Cela dit, quand la compétition met en jeu une compétence qui a une place importante dans l’image qu’on veut donner de soi même, il est souvent tentant de s’abstenir de jouer…
« J’ai appris à limiter mes enthousiasmes pour modérer mes déceptions » dit en substance Jim Harrison… Mais je trouve que c’est un peu triste comme façon de voir. Je pense plutôt que chacun trouve un plaisir différent, mais compétiteurs et non-compétiteurs ne placent pas leur « ivresse » au même endroit. Pour certains c’est un plaisir de faire son boulot, pour d’autres, c’est un plaisir d’être le meilleur à son boulot. Pour certains, c’est un plaisir de jouer ensemble au Monoploy, pour d’autres c’est un plaisir de rafler la mise. etc. (dis donc Patrick, quand est-ce que tu nous pond quelque chose sur Axolot ?)

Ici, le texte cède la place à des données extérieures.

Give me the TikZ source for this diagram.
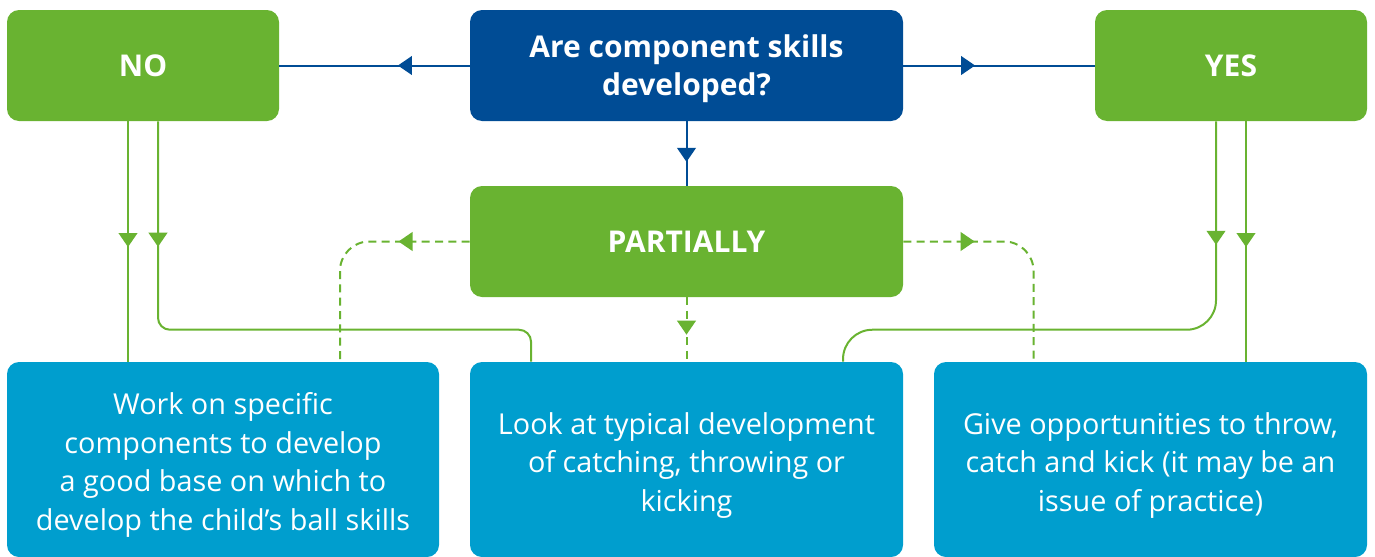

La trêve estivale mec. Ca revient bientôt.
Sur Radio Classique a été diffusé un interview très touchant de Maria Joao Pires.
Elle parle de musique bien sûr mais aussi d’éducation.
Je vous conseille la lecture de la transcription :
http://www.qobuz.com/info/MAGAZINE-ACTUALITES/RENCONTRES/Maria-Joao-Pires-Rester-vraie-l28678
Elle parle de compétition et d’éducation, de construction de soi.
http://memoirevampire.wordpress.com/2010/08/16/le-talent-est-rupture-le-talent-est-continuite-le-talent-nest-ni-lun-ni-lautre-quest-ce-que-le-talent/#comment-41
Je me reconnais tout à fait dans ce refus de la compétition. En plus des raisons que vous énoncez, je dirais que je n’ai pas envie de me fatiguer pour quelque chose qui n’en vaut pas la peine. Les « autres » sont pour moi des compagnons de route, des alliés, non des rivaux. Ceux qui veulent jouer trop sérieusement à la guerre, je les laisse passer leur chemin.
C’est pour cela que perdre en compétition ne m’a jamais franchement gêné.
C’est pourquoi Jacquard a tout faux, et c’est la raison pour laquelle j’ai toujours été rétif aux concours (« que le meilleur gagne ») contrairement aux examens (« on passe à la moyenne ») où justement, sentant moins de pression, j’avais de meilleures notes!